Begin Entries provided

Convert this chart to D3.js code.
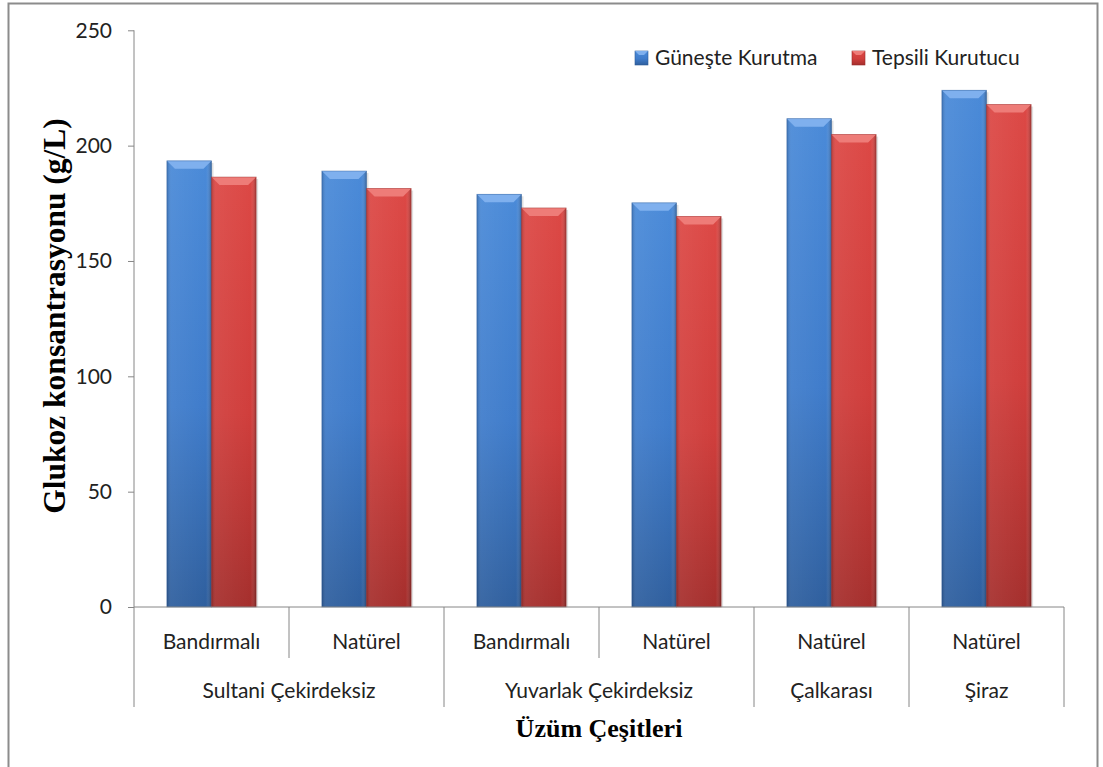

End Entries provided
Begin Entries provided

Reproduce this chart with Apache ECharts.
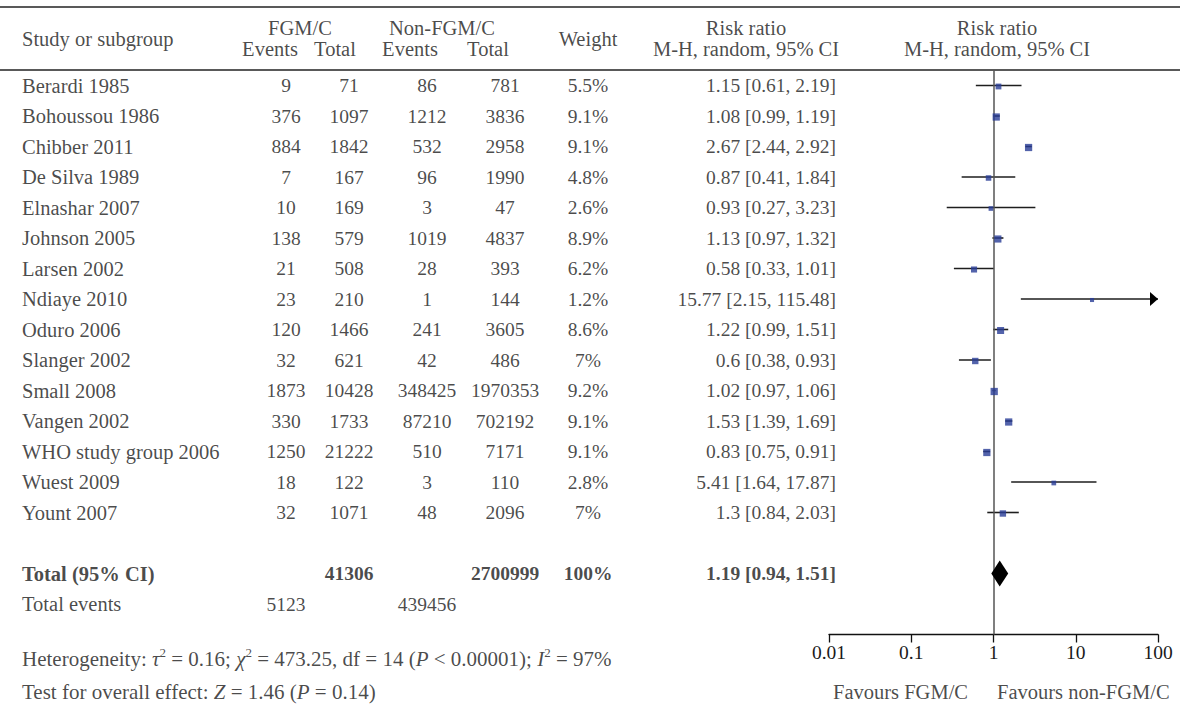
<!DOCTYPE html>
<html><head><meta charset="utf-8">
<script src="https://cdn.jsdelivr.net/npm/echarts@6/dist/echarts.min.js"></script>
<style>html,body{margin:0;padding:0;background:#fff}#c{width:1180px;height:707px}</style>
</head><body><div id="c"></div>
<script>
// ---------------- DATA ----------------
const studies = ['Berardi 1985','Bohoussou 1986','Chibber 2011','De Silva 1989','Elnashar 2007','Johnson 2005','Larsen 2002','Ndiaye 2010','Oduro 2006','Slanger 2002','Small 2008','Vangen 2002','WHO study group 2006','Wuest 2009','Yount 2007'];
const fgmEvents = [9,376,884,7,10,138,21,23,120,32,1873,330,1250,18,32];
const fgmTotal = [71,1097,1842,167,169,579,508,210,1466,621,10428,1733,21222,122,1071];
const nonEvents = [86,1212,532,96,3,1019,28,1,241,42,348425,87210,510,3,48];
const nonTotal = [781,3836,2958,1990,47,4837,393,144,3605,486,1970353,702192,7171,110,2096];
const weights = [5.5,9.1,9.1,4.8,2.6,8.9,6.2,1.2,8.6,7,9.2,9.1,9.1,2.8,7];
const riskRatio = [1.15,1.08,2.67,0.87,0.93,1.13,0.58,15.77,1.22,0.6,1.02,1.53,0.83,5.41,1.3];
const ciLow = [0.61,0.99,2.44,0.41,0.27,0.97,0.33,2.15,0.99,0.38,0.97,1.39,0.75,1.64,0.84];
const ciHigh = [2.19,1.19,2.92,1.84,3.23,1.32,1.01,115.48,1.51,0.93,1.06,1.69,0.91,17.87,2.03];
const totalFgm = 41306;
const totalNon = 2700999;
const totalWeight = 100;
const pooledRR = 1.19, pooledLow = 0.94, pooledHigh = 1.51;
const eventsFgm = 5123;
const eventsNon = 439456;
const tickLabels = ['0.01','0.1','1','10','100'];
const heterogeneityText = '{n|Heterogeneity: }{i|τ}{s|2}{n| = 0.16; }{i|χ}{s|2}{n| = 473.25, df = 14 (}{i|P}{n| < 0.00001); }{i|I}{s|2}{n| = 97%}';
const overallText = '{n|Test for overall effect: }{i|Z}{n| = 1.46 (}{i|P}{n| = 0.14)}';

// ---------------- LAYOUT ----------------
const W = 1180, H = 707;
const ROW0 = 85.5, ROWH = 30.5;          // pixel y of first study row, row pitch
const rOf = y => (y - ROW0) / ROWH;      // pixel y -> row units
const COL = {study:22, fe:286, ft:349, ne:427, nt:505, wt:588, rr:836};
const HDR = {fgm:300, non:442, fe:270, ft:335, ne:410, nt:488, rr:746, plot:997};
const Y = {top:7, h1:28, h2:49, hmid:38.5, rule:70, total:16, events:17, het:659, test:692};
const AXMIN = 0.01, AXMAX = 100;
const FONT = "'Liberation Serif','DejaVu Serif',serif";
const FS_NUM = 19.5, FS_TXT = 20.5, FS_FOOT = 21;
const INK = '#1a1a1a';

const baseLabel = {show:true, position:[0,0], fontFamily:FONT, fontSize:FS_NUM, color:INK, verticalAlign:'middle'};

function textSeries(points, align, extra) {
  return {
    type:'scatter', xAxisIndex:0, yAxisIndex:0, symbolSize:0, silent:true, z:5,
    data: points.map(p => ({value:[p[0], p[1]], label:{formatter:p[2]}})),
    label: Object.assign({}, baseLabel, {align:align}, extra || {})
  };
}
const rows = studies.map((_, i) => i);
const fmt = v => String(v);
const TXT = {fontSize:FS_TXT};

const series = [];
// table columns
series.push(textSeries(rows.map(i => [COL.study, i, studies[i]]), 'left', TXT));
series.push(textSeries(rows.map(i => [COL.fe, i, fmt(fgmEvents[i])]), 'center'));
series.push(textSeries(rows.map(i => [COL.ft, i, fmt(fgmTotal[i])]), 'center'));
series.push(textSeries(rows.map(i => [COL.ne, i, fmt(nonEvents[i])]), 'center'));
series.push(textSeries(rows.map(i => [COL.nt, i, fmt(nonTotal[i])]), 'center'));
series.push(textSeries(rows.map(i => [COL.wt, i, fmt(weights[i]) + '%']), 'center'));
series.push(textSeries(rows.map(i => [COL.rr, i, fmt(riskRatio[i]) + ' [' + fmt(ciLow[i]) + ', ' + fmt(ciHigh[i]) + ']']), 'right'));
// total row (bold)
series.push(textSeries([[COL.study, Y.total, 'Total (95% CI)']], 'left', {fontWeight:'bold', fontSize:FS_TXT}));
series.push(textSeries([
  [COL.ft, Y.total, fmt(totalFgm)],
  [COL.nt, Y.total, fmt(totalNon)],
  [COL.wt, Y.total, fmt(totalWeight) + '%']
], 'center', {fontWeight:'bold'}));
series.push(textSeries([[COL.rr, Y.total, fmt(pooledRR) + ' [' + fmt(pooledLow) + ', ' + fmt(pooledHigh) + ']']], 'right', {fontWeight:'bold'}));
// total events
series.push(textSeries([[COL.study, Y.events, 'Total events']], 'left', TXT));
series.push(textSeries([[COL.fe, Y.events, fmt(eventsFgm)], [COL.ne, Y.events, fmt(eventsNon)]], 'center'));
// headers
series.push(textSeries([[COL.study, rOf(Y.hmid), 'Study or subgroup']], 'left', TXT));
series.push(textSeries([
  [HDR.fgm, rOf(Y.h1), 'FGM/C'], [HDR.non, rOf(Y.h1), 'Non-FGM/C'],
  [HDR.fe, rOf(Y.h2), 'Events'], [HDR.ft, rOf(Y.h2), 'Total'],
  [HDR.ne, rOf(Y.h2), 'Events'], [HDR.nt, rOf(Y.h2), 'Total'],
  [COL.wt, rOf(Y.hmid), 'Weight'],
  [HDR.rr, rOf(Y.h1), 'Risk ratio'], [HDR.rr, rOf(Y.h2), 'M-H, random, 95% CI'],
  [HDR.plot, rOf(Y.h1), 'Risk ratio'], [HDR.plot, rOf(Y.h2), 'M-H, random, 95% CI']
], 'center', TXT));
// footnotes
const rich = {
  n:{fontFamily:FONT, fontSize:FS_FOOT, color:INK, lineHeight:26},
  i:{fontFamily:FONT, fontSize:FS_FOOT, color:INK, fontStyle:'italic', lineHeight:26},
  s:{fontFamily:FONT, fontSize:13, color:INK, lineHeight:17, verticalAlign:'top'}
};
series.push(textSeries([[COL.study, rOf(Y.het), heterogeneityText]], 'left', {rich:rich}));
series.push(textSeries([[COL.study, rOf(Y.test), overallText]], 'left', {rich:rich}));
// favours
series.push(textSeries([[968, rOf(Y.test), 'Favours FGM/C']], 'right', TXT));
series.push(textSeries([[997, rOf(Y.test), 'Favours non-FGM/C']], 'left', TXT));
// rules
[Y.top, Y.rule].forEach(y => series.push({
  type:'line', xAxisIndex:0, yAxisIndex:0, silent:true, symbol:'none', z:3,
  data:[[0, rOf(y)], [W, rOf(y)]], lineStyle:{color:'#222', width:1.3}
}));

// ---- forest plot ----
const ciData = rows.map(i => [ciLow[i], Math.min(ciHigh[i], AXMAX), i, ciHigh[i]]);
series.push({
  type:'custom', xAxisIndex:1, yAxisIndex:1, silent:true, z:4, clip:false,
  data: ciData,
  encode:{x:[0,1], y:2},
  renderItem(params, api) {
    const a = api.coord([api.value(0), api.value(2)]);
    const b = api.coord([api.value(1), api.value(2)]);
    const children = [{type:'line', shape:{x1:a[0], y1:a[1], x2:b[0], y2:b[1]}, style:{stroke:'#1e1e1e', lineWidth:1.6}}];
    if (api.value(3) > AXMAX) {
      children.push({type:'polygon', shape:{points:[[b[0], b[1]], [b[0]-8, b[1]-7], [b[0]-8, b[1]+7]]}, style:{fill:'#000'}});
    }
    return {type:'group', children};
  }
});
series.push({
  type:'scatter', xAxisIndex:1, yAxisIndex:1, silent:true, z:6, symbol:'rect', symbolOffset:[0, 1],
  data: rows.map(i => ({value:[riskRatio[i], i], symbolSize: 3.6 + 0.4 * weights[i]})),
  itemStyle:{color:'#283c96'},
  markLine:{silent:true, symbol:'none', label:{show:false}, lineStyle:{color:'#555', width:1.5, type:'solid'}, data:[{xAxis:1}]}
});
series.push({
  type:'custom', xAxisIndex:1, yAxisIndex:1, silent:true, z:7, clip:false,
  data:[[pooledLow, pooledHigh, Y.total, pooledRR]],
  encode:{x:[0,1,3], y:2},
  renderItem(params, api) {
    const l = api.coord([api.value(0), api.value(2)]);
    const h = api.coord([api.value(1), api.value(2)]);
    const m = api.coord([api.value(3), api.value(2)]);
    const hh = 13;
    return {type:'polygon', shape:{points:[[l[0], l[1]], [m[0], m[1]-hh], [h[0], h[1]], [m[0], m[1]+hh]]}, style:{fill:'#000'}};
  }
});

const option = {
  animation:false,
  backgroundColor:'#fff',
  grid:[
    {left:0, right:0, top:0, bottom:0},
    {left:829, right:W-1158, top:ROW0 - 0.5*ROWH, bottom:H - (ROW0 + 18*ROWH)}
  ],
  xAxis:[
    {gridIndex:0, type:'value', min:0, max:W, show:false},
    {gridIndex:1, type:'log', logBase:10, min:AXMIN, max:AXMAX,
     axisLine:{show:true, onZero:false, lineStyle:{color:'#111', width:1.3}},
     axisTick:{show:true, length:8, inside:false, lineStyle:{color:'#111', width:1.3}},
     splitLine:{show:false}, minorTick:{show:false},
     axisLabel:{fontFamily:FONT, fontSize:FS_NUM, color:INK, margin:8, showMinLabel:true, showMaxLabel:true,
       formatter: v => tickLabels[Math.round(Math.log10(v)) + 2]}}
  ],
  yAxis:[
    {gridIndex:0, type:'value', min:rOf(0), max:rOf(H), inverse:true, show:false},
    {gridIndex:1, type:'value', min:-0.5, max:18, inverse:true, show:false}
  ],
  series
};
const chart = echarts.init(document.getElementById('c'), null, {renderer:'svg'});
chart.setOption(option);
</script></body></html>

End Entries provided

Read the entries and show each line that mentions "this".

**Exercise result**
Convert this chart to D3.js code.
Reproduce this chart with Apache ECharts.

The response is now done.